Thank you for that, it helps to know it's not just my family who treats me like that (although I do wish neither of us went through this). At school, all the adults (I still see the faculty as adults, not me) treat me like I'm intelligent; they are all, usually, very kind and compassionate and it is so very tiring to come back here and be treated nearly the opposite. My opinions here do not matter, I am held on the same level as my five-year-old niece although I'm 21 years old. It's so frustrating to have finally started to feel emotions and a bit of control over my life to have it taken from me in a matter of days. Thanks for all the encouragement, guys, my thoughts are with you all. :hug:
 
Guess I took a nose dive after being attacked in an email by someone I was trying to help. It makes you a lot more wary of people.
That is an unhelpful experience to go through.
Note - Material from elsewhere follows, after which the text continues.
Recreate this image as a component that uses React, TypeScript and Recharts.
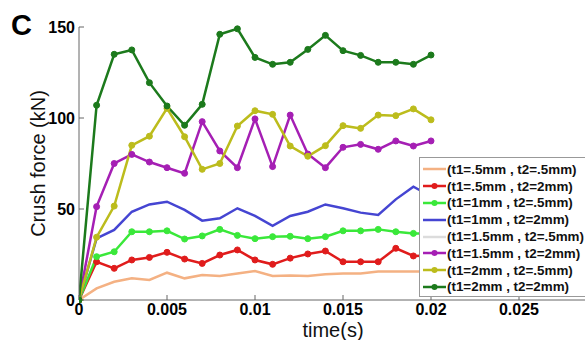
import React from 'react';
import { LineChart, Line, XAxis, YAxis, Legend } from 'recharts';

// Sample times (s)
const TIME = [0, 0.001, 0.002, 0.003, 0.004, 0.005, 0.006, 0.007, 0.008, 0.009, 0.01, 0.011, 0.012, 0.013, 0.014, 0.015, 0.016, 0.017, 0.018, 0.019, 0.02];

// Crush force (kN) for each wall-thickness pair
const F_05_05 = [0, 6.4, 10, 11.9, 11, 15, 11.9, 13.7, 13.2, 14.6, 15.9, 13.2, 13.5, 13.2, 14.1, 14.6, 14.6, 15.6, 15.6, 15.6, 15.6];
const F_05_2 = [0, 21, 17.4, 22, 23.4, 26.2, 22.5, 20.1, 24.7, 27.5, 22, 19.6, 23, 25.3, 26.9, 21, 21, 21, 28.4, 24.2, 24.5];
const F_1_05 = [0, 23.8, 26.5, 37.5, 37.5, 38, 33.5, 35.2, 38.8, 35.5, 33.7, 34.8, 35, 33.7, 34.8, 38, 38, 38.8, 37.5, 36.6, 36.5];
const F_1_2 = [0, 33.9, 38.5, 48.5, 52.5, 54, 49.5, 43.6, 44.9, 50.4, 46.2, 40.8, 46.2, 48.5, 52.5, 50.4, 48, 46.7, 55.3, 62.3, 57];
const F_15_2 = [0, 51.3, 75, 80, 75.8, 72.7, 69.6, 98, 81.9, 72.7, 99.5, 73.3, 101.6, 80.2, 72.7, 83.9, 85.5, 82.8, 87.4, 84.6, 87.4];
const F_2_05 = [0, 34.5, 51.6, 85, 90, 105.3, 89.7, 71.8, 75, 95.6, 104, 102, 84.6, 79, 84.8, 95.8, 94.3, 101.6, 101.3, 105, 99];
const F_2_2 = [0, 107, 135, 137.4, 119.4, 106.6, 96, 107.5, 146, 149, 133.3, 129.5, 130.6, 137.7, 145.4, 137, 134.4, 130.6, 130.6, 129.5, 134.6];

// Axis ticks; the 0.03 tick closes the frame and carries no label
const X_TICKS = [0, 0.005, 0.01, 0.015, 0.02, 0.025, 0.03];
const X_TICK_LABELS = ['0', '0.005', '0.01', '0.015', '0.02', '0.025', ''];
const Y_TICKS = [0, 50, 100, 150];

type Series = { key: string; name: string; color: string; values: number[] | null; marker: boolean };

const SERIES: Series[] = [
  { key: 'a', name: '(t1=.5mm , t2=.5mm)', color: '#f4b183', values: F_05_05, marker: false },
  { key: 'b', name: '(t1=.5mm , t2=2mm)', color: '#e01c1c', values: F_05_2, marker: true },
  { key: 'c', name: '(t1=1mm , t2=.5mm)', color: '#3ae83a', values: F_1_05, marker: true },
  { key: 'd', name: '(t1=1mm , t2=2mm)', color: '#4545d2', values: F_1_2, marker: false },
  { key: 'e', name: '(t1=1.5mm , t2=.5mm)', color: '#dcdcdc', values: null, marker: false },
  { key: 'f', name: '(t1=1.5mm , t2=2mm)', color: '#a51fb4', values: F_15_2, marker: true },
  { key: 'g', name: '(t1=2mm , t2=.5mm)', color: '#bcbc1c', values: F_2_05, marker: true },
  { key: 'h', name: '(t1=2mm , t2=2mm)', color: '#1c7a1c', values: F_2_2, marker: true },
];

const data = TIME.map((t, i) => {
  const row: Record<string, number> = { t };
  SERIES.forEach((s) => {
    if (s.values) row[s.key] = s.values[i];
  });
  return row;
});

const FONT = 'Arial, "Liberation Sans", Helvetica, sans-serif';
const AXIS_COLOR = '#666';

const LegendBox = () => (
  <div
    style={{
      background: '#fff',
      border: '1px solid #999',
      padding: '3px 0 1px 2px',
      width: 200,
      boxSizing: 'border-box',
      fontFamily: FONT,
    }}
  >
    {SERIES.map((s) => (
      <div key={s.key} style={{ display: 'flex', alignItems: 'center', height: 16.8 }}>
        <svg width={25} height={10} style={{ flex: 'none' }}>
          <line x1={1} y1={5} x2={24} y2={5} stroke={s.color} strokeWidth={2.5} />
          {s.marker && <circle cx={12.5} cy={5} r={3} fill={s.color} />}
        </svg>
        <span style={{ fontSize: 13.4, fontWeight: 'bold', color: '#111', whiteSpace: 'nowrap' }}>
          {s.name}
        </span>
      </div>
    ))}
  </div>
);

export default function App() {
  return (
    <div
      style={{
        position: 'fixed',
        left: 0,
        top: 0,
        width: 585,
        height: 340,
        overflow: 'hidden',
        background: '#fff',
      }}
    >
      <div
        style={{
          position: 'absolute',
          left: 11,
          top: 11,
          fontFamily: FONT,
          fontSize: 29,
          fontWeight: 'bold',
          lineHeight: 1,
          color: '#000',
        }}
      >
        C
      </div>
      <LineChart
        width={620}
        height={340}
        data={data}
        margin={{ top: 27, right: 13, left: 0, bottom: 0 }}
        style={{ position: 'absolute', left: 0, top: 0 }}
      >
        <XAxis
          xAxisId="top"
          orientation="top"
          dataKey="t"
          type="number"
          domain={[0, 0.03]}
          ticks={X_TICKS}
          height={0}
          tickSize={-5}
          tickFormatter={() => ''}
          stroke={AXIS_COLOR}
          allowDataOverflow
        />
        <XAxis
          dataKey="t"
          type="number"
          domain={[0, 0.03]}
          ticks={X_TICKS}
          height={40}
          tickSize={-5}
          tickMargin={9}
          tickFormatter={(v: number) => X_TICK_LABELS[X_TICKS.indexOf(v)] ?? ''}
          tick={{ fontSize: 16, fontWeight: 'bold', fill: '#000', fontFamily: FONT }}
          stroke={AXIS_COLOR}
          interval={0}
          allowDataOverflow
          label={{
            value: 'time(s)',
            position: 'insideBottom',
            offset: 3,
            dx: -10,
            style: { fontSize: 20, fill: '#111', fontFamily: FONT },
          }}
        />
        <YAxis
          domain={[0, 150]}
          ticks={Y_TICKS}
          width={79}
          tickSize={-5}
          tickMargin={9}
          tick={{ fontSize: 16, fontWeight: 'bold', fill: '#000', fontFamily: FONT }}
          stroke={AXIS_COLOR}
          interval={0}
          label={{
            value: 'Crush force (kN)',
            angle: -90,
            position: 'center',
            dx: -2,
            style: { fontSize: 20, fill: '#111', fontFamily: FONT, textAnchor: 'middle' },
          }}
        />
        {SERIES.filter((s) => s.values).map((s) => (
          <Line
            key={s.key}
            dataKey={s.key}
            name={s.name}
            type="linear"
            stroke={s.color}
            strokeWidth={2.5}
            dot={s.marker ? { r: 3, fill: s.color, stroke: s.color, strokeWidth: 1 } : false}
            activeDot={false}
            isAnimationActive={false}
          />
        ))}
        <Legend
          layout="vertical"
          align="center"
          verticalAlign="middle"
          content={() => <LegendBox />}
          wrapperStyle={{ position: 'absolute', left: 419, top: 157, width: 200, height: 'auto' }}
        />
      </LineChart>
    </div>
  );
}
Still tend to isolate a lot. Like being on my own, other times I hate it because of the lonliness. Still to scared to form friendships,
It is a hard one Loloma, and feeling recently attacked doesn't help. I am isolating a lot at the moment.
 
Hi Ms Spock! Thank you for your support that I was able to leave! It was just that I felt anger and frustration instead that enabled me to get up and leave.
It was great that you felt the anger and frustration and not just the fear.


Good on you for calming yourself away from having a panic attack.

It was good that I was able to calm myself down from having a panic attack.